Personal information
- Nationality: Swedish
- Born: Ann‑Cristin Wuolo September 4, 1962 (age 63) Sweden
- Occupation: Sport shooter

Sport
- Country: Sweden
- Sport: 10 m air rifle
- Club: Gillets SpS

Medal record
Shooting
Swedish Master
| Gold medal – first place | 1979 | 10 m air rifle |
| Gold medal – first place | 1986 | 10 m air rifle |
| Gold medal – first place | 1988 | 10 m air rifle |
| Gold medal – first place | 1990 | 10 m air rifle |
European Master
Representing Sweden
| Silver medal – second place | 1986 | 10 m air rifle |

= Ann-Cristin Vuolo Junros =

Swedish air rifle shooter (born 1962)

Ann‑Cristin Vuolo Junros (born Ann‑Cristin Wuolo; 4 September 1962) is a Swedish professional sport shooter, primarily competing in 10 m air rifle. She competed for clubs, including Malmberget-Kos SF and Gillets SpS, and became Swedish champion in the discipline in 1979, 1986, 1988 and 1990. She also gained international attention for her European Championships silver and VC ranking and record performances.

== Career ==
Vuolo Junros won the Swedish Championships in 10 m air rifle in 1979, 1986, 1988, and 1990.

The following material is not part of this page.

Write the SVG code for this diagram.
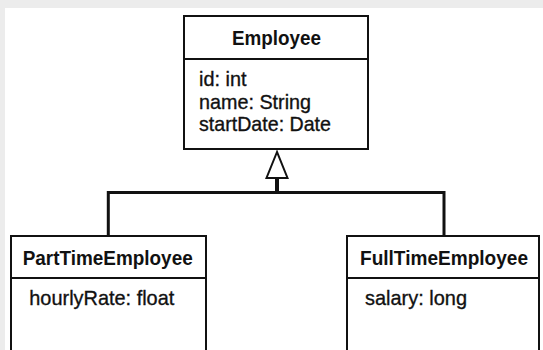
<svg xmlns="http://www.w3.org/2000/svg" width="543" height="350" viewBox="0 0 543 350">
<style>
.box{fill:#fff;stroke:#111;stroke-width:2}
.div{stroke:#111;stroke-width:2}
.title{font-family:"Liberation Sans",Arial,sans-serif;font-weight:bold;font-size:21px;fill:#111}
.attr{font-family:"Liberation Sans",Arial,sans-serif;font-size:21px;fill:#111;stroke:#111;stroke-width:0.35}
.conn{fill:none;stroke:#111;stroke-width:3}
</style>
<rect x="0" y="0" width="543" height="350" fill="#ececec"/>
<rect x="5" y="8" width="538" height="342" fill="#fff"/>
<g id="employee">
<rect class="box" x="184" y="16" width="184" height="133"/>
<line class="div" x1="184" y1="59" x2="368" y2="59"/>
<text class="title" x="276.5" y="45" text-anchor="middle" textLength="89" lengthAdjust="spacingAndGlyphs">Employee</text>
<text class="attr" x="199" y="86" textLength="47.5" lengthAdjust="spacingAndGlyphs">id: int</text>
<text class="attr" x="199" y="108.5" textLength="112" lengthAdjust="spacingAndGlyphs">name: String</text>
<text class="attr" x="199" y="131" textLength="132" lengthAdjust="spacingAndGlyphs">startDate: Date</text>
</g>
<g id="parttime">
<rect class="box" x="11" y="236" width="195" height="125"/>
<line class="div" x1="11" y1="278" x2="206" y2="278"/>
<text class="title" x="22.7" y="265" textLength="170" lengthAdjust="spacingAndGlyphs">PartTimeEmployee</text>
<text class="attr" x="29.3" y="305" textLength="145" lengthAdjust="spacingAndGlyphs">hourlyRate: float</text>
</g>
<g id="fulltime">
<rect class="box" x="347" y="236" width="192" height="125"/>
<line class="div" x1="347" y1="278" x2="539" y2="278"/>
<text class="title" x="360" y="265" textLength="168" lengthAdjust="spacingAndGlyphs">FullTimeEmployee</text>
<text class="attr" x="365" y="305" textLength="102" lengthAdjust="spacingAndGlyphs">salary: long</text>
</g>
<g id="connectors">
<line x1="277" y1="178" x2="277" y2="193" stroke="#111" stroke-width="4"/>
<polyline class="conn" points="108.3,236 108.3,192.5 444,192.5 444,236"/>
<polygon points="277,152 266.5,178 287.5,178" fill="#fff" stroke="#111" stroke-width="2" stroke-linejoin="miter"/>
</g>
</svg>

At the European Championships in 10 m air rifle in 1986, held in Espoo, Finland, she, together with Anita Karlsson and Anette Olsson, placed second and won the silver medal for Sweden.

In 1988, she achieved a record 396 points in the women's 10 m air rifle event (40 shots, maximum score of 400 points). This performance earned her an entry in the Guinness World Records. At the World Shooting Championships in 1990 in Moscow, Vuolo Junros placed 15th with 389 points.

== Achievements ==
- SM‑gold in 10 m air rifle: 1979, 1986, 1988, 1990
- EC‑silver in 10 m air rifle: 1986
- Record performance: 396 points in 10 m air rifle, 1988

== Legacy ==

Vuolo Junros's name is still cited in modern 10 m air rifle shooting. An article in Norrländska Socialdemokraten (NSD) highlights how today's young shooting talents refer to her achievements and legacy.